#### [What is needed]
Restate, exactly and only, the lines from the first through the line containing "91.0]; // ms".

#### [Provided material]

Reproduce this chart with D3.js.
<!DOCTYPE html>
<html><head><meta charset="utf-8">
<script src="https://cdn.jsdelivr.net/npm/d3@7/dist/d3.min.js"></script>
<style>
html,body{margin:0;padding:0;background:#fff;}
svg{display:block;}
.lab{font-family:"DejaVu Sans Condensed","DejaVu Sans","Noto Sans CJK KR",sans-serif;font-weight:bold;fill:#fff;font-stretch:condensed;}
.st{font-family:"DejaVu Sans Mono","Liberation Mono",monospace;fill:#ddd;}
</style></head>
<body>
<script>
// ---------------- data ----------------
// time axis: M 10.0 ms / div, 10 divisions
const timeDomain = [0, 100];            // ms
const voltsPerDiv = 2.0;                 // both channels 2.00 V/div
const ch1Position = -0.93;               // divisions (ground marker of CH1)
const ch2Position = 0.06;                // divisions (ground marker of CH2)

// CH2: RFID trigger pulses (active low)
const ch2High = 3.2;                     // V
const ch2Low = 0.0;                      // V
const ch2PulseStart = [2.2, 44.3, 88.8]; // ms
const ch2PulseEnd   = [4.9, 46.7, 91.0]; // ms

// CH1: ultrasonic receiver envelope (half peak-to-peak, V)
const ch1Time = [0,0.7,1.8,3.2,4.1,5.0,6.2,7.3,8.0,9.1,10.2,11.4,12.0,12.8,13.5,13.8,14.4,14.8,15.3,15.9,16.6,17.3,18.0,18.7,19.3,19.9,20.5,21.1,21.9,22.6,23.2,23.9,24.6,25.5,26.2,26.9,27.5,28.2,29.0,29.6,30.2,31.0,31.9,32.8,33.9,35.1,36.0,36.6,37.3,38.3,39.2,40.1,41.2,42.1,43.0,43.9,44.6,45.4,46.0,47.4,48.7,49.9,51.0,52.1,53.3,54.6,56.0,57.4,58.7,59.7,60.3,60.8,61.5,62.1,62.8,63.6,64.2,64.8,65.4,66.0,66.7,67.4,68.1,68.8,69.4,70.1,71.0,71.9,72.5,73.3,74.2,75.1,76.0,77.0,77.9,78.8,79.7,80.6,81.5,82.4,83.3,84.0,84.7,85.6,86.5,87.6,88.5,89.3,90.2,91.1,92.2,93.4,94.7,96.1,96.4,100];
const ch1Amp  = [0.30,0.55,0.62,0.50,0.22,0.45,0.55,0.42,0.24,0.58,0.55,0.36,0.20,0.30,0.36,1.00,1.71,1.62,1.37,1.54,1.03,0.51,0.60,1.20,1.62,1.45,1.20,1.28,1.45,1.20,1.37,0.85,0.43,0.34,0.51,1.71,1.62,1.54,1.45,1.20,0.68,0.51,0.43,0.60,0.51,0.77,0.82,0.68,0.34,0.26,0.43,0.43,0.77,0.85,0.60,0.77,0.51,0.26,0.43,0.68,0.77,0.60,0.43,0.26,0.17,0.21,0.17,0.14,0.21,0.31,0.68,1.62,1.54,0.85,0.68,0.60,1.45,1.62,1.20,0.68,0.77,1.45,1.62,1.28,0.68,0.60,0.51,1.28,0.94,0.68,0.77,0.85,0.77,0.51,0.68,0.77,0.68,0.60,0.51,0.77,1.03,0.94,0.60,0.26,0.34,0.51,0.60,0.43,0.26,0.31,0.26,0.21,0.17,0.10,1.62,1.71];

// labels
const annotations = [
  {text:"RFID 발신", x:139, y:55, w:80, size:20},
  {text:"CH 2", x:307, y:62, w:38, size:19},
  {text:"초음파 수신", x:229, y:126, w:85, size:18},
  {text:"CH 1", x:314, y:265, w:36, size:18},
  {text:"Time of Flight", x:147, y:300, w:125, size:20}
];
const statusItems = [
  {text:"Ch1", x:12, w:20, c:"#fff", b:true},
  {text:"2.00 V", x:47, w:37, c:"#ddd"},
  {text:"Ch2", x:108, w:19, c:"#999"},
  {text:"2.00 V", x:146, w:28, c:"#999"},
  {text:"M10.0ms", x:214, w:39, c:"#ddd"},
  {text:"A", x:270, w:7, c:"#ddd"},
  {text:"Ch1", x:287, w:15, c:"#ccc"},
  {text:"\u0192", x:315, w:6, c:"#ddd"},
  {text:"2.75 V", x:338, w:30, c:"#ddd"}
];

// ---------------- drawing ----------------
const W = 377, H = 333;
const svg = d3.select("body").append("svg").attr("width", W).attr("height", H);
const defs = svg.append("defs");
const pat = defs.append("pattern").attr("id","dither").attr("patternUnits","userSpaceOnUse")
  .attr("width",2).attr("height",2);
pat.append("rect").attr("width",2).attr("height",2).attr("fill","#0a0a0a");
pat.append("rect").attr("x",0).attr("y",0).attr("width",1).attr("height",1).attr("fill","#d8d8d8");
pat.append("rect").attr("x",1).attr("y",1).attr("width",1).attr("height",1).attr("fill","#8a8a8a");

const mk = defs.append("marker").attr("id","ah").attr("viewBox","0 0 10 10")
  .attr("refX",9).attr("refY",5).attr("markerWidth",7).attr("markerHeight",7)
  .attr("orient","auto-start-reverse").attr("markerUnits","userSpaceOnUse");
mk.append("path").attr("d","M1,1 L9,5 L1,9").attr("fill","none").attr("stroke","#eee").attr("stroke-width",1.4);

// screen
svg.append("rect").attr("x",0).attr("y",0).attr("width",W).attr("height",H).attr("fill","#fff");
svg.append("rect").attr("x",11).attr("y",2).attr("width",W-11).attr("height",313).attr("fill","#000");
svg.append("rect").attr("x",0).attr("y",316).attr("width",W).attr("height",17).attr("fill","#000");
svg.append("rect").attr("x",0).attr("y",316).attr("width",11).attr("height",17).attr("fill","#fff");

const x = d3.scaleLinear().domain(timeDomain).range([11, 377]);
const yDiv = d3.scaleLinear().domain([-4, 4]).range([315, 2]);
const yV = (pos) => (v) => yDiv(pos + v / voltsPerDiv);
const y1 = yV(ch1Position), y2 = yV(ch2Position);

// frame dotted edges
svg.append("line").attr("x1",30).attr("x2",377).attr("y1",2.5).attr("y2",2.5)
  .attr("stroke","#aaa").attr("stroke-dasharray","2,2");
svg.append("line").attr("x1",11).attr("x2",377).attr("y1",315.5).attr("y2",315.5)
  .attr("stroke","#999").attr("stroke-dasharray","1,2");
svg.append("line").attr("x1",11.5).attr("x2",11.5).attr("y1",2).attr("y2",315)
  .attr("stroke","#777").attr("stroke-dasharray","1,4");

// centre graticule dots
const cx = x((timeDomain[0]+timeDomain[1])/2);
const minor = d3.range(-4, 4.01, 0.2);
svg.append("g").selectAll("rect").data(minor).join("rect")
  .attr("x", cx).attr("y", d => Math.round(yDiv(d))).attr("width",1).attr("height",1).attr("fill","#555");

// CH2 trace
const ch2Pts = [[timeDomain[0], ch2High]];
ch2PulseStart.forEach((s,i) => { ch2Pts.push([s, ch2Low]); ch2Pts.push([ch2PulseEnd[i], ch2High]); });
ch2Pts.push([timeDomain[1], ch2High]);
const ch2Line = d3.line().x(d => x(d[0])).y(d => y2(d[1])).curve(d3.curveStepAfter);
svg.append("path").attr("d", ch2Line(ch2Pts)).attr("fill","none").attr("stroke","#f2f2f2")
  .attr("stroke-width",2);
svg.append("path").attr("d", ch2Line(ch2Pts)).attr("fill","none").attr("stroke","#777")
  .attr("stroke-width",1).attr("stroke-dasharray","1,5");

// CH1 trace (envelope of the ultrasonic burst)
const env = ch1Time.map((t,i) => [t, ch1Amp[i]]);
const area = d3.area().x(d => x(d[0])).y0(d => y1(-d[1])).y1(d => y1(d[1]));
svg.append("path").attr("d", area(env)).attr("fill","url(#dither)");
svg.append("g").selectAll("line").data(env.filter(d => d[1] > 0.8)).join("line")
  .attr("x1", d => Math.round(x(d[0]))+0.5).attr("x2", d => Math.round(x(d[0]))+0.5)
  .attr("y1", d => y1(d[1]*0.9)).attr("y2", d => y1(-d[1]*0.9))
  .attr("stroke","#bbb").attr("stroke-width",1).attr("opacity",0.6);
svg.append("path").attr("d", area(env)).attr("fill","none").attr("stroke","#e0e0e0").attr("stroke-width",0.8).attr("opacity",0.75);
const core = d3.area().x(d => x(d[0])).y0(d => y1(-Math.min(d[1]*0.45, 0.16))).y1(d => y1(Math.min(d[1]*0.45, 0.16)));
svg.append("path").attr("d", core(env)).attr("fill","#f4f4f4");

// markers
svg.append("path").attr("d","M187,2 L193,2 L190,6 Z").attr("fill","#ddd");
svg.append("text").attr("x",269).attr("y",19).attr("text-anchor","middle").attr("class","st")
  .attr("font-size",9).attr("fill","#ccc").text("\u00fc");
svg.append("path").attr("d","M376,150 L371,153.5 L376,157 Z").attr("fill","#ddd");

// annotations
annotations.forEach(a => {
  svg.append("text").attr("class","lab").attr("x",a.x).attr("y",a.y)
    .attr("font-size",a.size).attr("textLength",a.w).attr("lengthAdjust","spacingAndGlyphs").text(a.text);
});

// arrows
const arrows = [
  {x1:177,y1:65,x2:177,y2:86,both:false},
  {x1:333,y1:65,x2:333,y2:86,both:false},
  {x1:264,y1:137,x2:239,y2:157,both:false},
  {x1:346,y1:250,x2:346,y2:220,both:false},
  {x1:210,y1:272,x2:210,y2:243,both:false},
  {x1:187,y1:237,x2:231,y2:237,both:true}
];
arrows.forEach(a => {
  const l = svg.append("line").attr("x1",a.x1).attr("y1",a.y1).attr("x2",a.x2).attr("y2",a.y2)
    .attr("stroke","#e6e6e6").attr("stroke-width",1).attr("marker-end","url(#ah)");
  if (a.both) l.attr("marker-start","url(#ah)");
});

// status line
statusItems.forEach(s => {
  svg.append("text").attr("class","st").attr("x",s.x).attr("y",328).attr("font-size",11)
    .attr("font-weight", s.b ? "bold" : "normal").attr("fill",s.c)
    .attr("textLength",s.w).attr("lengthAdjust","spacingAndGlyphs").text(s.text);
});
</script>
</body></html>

#### [Written answer]
Reproduce this chart with D3.js.
<!DOCTYPE html>
<html><head><meta charset="utf-8">
<script src="https://cdn.jsdelivr.net/npm/d3@7/dist/d3.min.js"></script>
<style>
html,body{margin:0;padding:0;background:#fff;}
svg{display:block;}
.lab{font-family:"DejaVu Sans Condensed","DejaVu Sans","Noto Sans CJK KR",sans-serif;font-weight:bold;fill:#fff;font-stretch:condensed;}
.st{font-family:"DejaVu Sans Mono","Liberation Mono",monospace;fill:#ddd;}
</style></head>
<body>
<script>
// ---------------- data ----------------
// time axis: M 10.0 ms / div, 10 divisions
const timeDomain = [0, 100];            // ms
const voltsPerDiv = 2.0;                 // both channels 2.00 V/div
const ch1Position = -0.93;               // divisions (ground marker of CH1)
const ch2Position = 0.06;                // divisions (ground marker of CH2)

// CH2: RFID trigger pulses (active low)
const ch2High = 3.2;                     // V
const ch2Low = 0.0;                      // V
const ch2PulseStart = [2.2, 44.3, 88.8]; // ms
const ch2PulseEnd   = [4.9, 46.7, 91.0]; // ms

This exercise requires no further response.